Chief Executive Officer, Mr. Austin Avuru, was not left out of the ANOH buzz. As he corroborated at the AGM
“As Seplat continues to enhance production and revenue diversification with new wells scheduled at OML 53 in the East, the board took the Final Investment Decision to invest in the large scale ANOH gas and condensate development which will form the next phase of transformational growth for our gas business. Disciplined capital allocation continues to remain at the core of our activities evidenced by our continual deleveraging of our debt levels to the current balance of US$350m,” he added.
Currently listed on both the Nigerian Stock Exchange’s (NSE) and the London Stock Exchange, the firm enjoys Premium listing status and is indeed the first oil and gas company in Nigeria that has been migrated to the Premium Board of the NSE.
In March 2019, the Final Investment Decision was sanctioned by Seplat’s Board for the ANOH gas Project. According to the schedule, Phase 1 of the project is to comprise a 300 MMScfd gas processing plant
It was in the midst of these development as that news filtered in early in the month that SEPLAT Petroleum Development Company Plc chairman, Dr Orjiako was selling 3,500,000 units of ordinary shares indirectly held by him in the firm.
With this, Dr.

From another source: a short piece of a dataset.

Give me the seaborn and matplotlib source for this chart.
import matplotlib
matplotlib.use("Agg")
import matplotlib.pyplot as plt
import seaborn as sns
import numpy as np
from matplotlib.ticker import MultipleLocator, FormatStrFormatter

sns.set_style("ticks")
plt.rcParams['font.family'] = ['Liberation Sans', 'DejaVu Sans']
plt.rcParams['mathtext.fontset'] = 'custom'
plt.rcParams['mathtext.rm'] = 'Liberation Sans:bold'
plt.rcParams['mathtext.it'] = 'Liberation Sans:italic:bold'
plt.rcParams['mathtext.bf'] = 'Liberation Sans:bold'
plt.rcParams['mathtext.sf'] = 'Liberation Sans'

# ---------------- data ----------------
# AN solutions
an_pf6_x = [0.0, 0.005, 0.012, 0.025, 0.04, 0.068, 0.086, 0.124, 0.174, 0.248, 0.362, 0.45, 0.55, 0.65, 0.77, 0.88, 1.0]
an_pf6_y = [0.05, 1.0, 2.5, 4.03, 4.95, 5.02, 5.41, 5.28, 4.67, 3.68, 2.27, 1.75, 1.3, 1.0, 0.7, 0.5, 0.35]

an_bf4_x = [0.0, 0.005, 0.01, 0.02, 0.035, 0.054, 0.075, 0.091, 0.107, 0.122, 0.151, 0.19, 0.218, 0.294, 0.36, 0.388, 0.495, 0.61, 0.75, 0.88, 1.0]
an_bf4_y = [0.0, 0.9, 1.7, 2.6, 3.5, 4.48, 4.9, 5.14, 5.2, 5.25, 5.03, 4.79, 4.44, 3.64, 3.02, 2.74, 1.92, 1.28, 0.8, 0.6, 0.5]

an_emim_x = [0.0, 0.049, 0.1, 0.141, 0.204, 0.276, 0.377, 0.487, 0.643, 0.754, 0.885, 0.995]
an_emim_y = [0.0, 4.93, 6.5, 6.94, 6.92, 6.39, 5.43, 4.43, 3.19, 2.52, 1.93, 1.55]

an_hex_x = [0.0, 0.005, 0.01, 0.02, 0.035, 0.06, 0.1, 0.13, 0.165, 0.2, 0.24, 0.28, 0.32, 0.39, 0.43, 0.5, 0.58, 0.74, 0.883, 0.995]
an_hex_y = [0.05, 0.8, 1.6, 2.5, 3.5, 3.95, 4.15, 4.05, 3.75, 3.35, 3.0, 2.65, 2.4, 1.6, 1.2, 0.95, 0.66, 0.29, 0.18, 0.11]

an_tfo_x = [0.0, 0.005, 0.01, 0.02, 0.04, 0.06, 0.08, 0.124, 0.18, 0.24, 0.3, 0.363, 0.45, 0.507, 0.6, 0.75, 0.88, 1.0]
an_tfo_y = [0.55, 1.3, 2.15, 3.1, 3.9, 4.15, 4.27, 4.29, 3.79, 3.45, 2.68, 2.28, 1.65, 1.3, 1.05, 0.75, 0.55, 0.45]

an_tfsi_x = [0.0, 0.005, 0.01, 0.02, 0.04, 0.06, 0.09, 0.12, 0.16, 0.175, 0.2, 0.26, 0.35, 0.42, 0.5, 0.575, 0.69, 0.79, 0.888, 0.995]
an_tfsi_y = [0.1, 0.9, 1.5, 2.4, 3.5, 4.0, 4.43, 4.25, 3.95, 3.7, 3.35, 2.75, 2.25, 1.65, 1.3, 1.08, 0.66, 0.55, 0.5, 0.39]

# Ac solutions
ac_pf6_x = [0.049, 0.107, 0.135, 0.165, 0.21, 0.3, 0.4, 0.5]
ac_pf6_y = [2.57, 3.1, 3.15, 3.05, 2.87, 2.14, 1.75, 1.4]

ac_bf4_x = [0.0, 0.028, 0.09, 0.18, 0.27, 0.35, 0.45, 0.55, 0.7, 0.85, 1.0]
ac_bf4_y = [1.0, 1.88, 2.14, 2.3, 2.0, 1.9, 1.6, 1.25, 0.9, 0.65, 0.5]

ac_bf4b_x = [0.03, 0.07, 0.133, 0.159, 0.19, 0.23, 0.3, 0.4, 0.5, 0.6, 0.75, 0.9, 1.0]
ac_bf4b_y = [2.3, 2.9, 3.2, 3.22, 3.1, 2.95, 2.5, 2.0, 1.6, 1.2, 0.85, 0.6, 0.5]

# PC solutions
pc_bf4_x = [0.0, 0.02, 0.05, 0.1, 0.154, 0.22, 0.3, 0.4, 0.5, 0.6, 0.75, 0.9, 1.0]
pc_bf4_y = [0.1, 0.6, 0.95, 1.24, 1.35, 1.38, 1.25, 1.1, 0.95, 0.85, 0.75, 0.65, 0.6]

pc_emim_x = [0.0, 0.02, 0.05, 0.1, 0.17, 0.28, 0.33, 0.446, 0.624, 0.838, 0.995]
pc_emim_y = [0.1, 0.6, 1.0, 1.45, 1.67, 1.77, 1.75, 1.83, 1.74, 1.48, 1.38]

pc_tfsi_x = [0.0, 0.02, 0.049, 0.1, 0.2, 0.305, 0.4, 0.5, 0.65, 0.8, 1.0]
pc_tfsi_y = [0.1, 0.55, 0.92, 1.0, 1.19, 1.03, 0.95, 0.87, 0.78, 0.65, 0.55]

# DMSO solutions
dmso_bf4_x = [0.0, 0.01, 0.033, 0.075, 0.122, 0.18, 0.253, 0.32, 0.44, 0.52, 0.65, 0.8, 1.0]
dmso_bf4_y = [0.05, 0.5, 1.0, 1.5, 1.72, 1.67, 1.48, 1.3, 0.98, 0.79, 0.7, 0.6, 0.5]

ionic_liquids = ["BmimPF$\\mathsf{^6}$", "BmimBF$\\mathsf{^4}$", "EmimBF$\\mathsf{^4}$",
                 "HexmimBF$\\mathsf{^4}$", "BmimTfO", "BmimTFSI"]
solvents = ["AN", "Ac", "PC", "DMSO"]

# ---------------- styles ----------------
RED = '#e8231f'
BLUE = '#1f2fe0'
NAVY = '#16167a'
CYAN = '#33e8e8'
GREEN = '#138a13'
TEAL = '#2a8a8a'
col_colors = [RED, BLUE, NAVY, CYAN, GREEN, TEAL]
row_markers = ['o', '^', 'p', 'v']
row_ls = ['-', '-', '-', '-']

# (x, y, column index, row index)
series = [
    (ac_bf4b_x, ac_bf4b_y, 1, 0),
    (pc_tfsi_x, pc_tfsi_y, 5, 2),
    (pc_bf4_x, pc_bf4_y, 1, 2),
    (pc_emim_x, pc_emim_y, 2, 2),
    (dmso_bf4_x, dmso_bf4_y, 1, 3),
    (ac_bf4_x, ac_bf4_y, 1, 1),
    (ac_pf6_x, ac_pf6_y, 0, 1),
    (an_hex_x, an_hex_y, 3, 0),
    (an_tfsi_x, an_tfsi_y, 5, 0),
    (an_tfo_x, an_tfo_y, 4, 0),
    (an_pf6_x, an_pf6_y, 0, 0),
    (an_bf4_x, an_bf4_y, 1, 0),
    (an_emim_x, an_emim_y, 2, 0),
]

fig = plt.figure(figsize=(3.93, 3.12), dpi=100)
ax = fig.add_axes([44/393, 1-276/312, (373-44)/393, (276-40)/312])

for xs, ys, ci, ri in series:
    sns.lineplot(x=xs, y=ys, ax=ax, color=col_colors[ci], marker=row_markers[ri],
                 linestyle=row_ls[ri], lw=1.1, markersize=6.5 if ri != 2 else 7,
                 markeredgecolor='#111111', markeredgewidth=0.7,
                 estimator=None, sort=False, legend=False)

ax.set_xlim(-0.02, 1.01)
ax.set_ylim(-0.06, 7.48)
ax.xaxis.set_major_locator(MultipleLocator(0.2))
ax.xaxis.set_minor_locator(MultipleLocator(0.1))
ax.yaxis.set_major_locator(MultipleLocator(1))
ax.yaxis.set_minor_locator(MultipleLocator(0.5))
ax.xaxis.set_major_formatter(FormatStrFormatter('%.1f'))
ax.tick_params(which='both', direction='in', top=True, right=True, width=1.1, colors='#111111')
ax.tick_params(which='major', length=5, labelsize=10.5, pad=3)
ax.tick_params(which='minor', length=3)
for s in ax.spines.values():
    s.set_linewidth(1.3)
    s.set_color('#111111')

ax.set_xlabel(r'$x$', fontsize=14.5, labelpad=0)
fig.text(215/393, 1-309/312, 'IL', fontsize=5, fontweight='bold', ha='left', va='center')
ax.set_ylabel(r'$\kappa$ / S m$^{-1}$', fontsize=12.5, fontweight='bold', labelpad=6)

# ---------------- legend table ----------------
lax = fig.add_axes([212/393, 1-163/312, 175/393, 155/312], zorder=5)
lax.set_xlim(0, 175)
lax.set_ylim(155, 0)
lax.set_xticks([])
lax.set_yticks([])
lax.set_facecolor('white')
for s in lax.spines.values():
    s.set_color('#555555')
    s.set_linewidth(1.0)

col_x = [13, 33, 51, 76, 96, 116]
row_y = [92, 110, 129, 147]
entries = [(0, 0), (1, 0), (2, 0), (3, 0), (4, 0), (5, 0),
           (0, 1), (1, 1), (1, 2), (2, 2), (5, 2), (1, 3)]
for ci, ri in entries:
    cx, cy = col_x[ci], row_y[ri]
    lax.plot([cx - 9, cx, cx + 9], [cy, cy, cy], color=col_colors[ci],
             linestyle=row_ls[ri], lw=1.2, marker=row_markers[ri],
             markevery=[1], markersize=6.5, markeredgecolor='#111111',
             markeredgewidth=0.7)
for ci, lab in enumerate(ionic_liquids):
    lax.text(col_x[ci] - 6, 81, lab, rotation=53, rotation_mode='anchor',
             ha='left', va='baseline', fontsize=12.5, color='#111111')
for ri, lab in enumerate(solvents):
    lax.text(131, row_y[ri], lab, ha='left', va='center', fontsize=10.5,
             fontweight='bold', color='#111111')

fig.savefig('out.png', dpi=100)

Orjiako’s shares tally now comes to a direct interest in 16,151,325 ordinary shares and an indirect interest in 26,300,000 ordinary shares of the Company totaling 42,451,325 shares which equates to a voting interest of 7.21% (based on an overall Issued Share Capital of 588,444,561).
Notice of this transaction was duly and appropriately communicated to all the relevant regulatory centres with the company itself duly notifying the investing public ‘in accordance with Rule 12 of the Amendments to the Listing Rules of the Nigerian Stock Exchange and Article 19 of the EU Market abuse regulation.’
Efforts to get SEPLAT’s Spokesperson, Chioma Nwachukwu to comment on this and other related developments did not yield the desired results as both telephone and SMS efforts were yet to be responded to as at press time.